■ **DATASET EXCERPT**:
━━━
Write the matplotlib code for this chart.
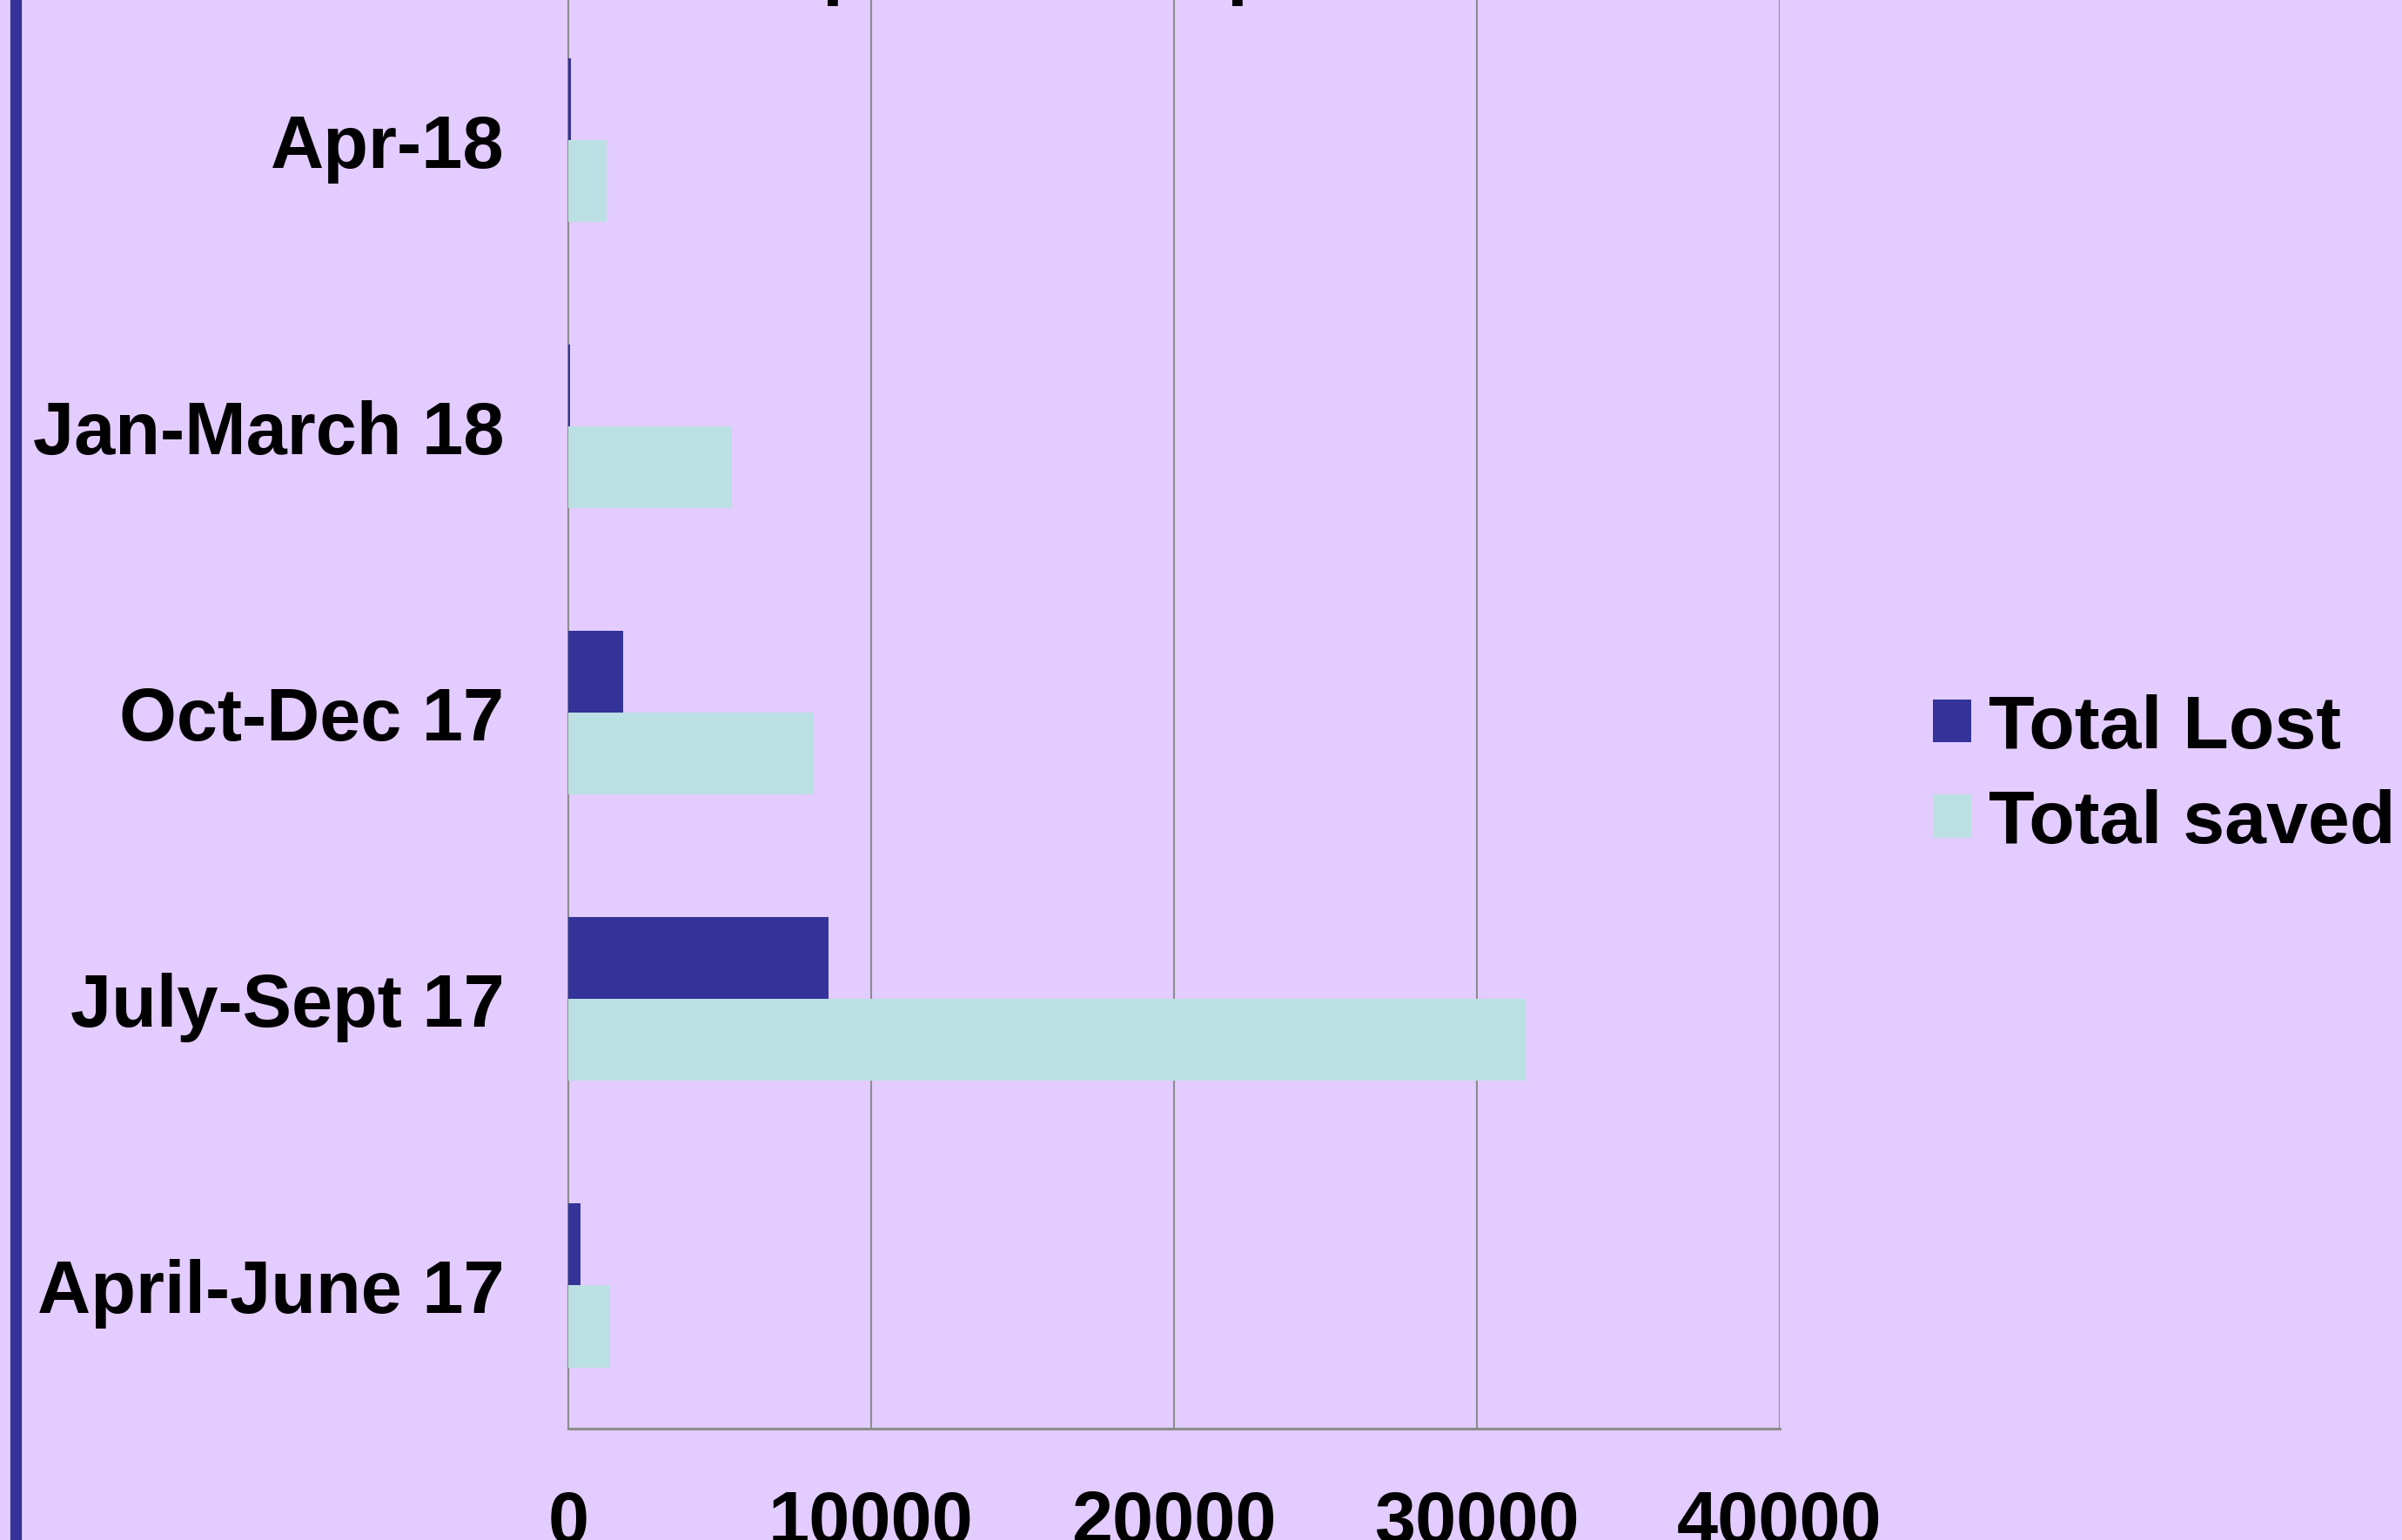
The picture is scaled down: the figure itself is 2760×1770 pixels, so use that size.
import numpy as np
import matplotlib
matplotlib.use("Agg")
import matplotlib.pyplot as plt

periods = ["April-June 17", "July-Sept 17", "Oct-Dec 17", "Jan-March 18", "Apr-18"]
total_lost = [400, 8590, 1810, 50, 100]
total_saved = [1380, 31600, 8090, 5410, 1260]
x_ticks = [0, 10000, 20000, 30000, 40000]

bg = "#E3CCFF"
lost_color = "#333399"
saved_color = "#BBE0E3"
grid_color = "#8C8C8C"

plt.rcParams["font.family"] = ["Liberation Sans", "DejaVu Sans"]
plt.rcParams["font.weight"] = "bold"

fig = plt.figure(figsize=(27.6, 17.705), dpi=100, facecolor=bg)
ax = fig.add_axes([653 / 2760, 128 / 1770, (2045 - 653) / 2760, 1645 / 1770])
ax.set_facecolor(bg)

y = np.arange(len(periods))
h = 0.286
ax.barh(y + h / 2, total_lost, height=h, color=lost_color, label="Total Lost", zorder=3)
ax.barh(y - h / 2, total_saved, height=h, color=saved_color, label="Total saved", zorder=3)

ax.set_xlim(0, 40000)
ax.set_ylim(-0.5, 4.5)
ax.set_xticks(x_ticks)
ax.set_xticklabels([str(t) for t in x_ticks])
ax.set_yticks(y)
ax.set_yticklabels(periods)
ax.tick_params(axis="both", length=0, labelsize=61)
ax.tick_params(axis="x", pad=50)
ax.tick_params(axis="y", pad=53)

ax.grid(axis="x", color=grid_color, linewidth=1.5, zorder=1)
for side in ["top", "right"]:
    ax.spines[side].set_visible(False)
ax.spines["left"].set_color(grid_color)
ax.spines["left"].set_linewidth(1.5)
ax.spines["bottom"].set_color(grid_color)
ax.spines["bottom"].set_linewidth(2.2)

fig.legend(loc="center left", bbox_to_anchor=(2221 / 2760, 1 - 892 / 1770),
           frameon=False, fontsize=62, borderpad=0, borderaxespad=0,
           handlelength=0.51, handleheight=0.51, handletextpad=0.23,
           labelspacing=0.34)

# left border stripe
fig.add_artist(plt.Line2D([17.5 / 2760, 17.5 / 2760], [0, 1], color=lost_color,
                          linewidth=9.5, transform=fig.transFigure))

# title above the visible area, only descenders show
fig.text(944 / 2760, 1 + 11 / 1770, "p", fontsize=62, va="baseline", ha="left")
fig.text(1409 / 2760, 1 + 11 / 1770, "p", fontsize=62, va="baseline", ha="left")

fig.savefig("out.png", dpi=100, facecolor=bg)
━━━
■ **PROBLEM DESCRIPTION**: Your task is to return the lines above, from the first one up to and including the line containing "import matplotlib.pyplot as plt", minus any pictures.

■ **PROBLEM SOLUTION**:
Write the matplotlib code for this chart.
The picture is scaled down: the figure itself is 2760×1770 pixels, so use that size.
import numpy as np
import matplotlib
matplotlib.use("Agg")
import matplotlib.pyplot as plt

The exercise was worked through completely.